Like I said in my previous post, BIND defaults to forwarding hierarchies,
djbdns defaults to forwarding only individual zones. Each package therefore
has its best-case scenarios and its worst-case scenarios, in terms of
ease-of-configuration. Your table is slanted because it picks BIND's
worst-case scenario and deftly avoids showing the worst-case scenario of
djbdns.

> A _cache_ will contact the proper servers on your behalf, if you have
> authorization to use that cache. The point of BIND's forwarding, and
> djbdns's FORWARDONLY, is to funnel requests through an external cache.
> But a _server_ has no reason to accept recursive queries.
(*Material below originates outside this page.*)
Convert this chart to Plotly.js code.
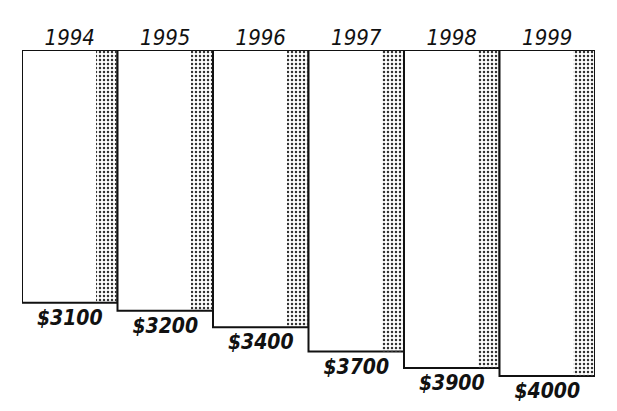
<!DOCTYPE html>
<html>
<head>
<meta charset="utf-8">
<script src="https://cdn.plot.ly/plotly-3.0.1.min.js"></script>
<style>
html,body{margin:0;padding:0;background:#fff;}
#chart{width:617px;height:411px;}
#chart text{font-stretch:condensed;}
</style>
</head>
<body>
<div id="chart"></div>
<script>
const years = ["1994", "1995", "1996", "1997", "1998", "1999"];
const prices = [3100, 3200, 3400, 3700, 3900, 4000];
const priceLabels = ["$3100", "$3200", "$3400", "$3700", "$3900", "$4000"];

const yearFont = {family: "DejaVu Sans", size: 22, color: "#111", style: "italic"};
const valueFont = {family: "DejaVu Sans", size: 21, color: "#111", style: "italic", weight: "bold"};

const bars = {
  type: "bar",
  x: years,
  y: prices,
  width: 1,
  marker: {color: "#ffffff", line: {color: "#111", width: 2}},
  text: priceLabels,
  textposition: "outside",
  cliponaxis: false,
  textfont: valueFont,
  hoverinfo: "x+y"
};

const shade = {
  type: "bar",
  x: years,
  y: prices,
  width: 0.22,
  offset: 0.27,
  marker: {color: "rgba(255,255,255,0)", line: {width: 0},
    pattern: {shape: ".", fgcolor: "#333", bgcolor: "rgba(255,255,255,0)", size: 4, solidity: 0.3}},
  hoverinfo: "skip"
};

const layout = {
  width: 617, height: 411,
  margin: {l: 22, r: 22, t: 50, b: 11},
  paper_bgcolor: "#fff", plot_bgcolor: "#fff",
  showlegend: false,
  barmode: "overlay",
  bargap: 0,
  xaxis: {type: "category", side: "top", range: [-0.5, 5.5], showgrid: false, zeroline: false,
    showline: false, ticks: "", tickfont: yearFont},
  yaxis: {range: [4294, 0], visible: false, showgrid: false, zeroline: false}
};

Plotly.newPlot("chart", [bars, shade], layout, {displayModeBar: false, staticPlot: true});
</script>
</body>
</html>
Red herring. I wasn't talking about "servers". I was comparing dnscache and
the resolver component of named. Authoritative nameservers have nothing to
do with this.

> > I can't imagine anyone who cares about the ease of
> > installing/maintaining/cloning their DNS setup running with *both*
> > packages simultaneously, except possibly as a temporary migration
> > step. If they do, they're insane.
>
> It's common for people to install djbdns and switch their caching to
> dnscache, following strategy 2 in http://cr.yp.to/djbdns/frombind.html,
> before they've even started to consider whether to switch their DNS
> service to tinydns. This is a very easy way to deal with a BIND cache
> running out of memory, for example.

As I said, that's a disaster in terms of installing, maintaining and/or
cloning one's DNS setup.

> > My point is, though, whether it's 3Kb or 3Mb, waste is waste.
>
> Get a grip. Resource consumption is a matter of economics, not religion.
> Spending 3MB is 1024 times more important than spending 3KB.

Fine. Do you admit that duplicating the same code in both dnscache and
axfrdns is wasteful, albeit *minimally* wasteful? I'm not looking for a
"religious conversion" here, just an honest admission.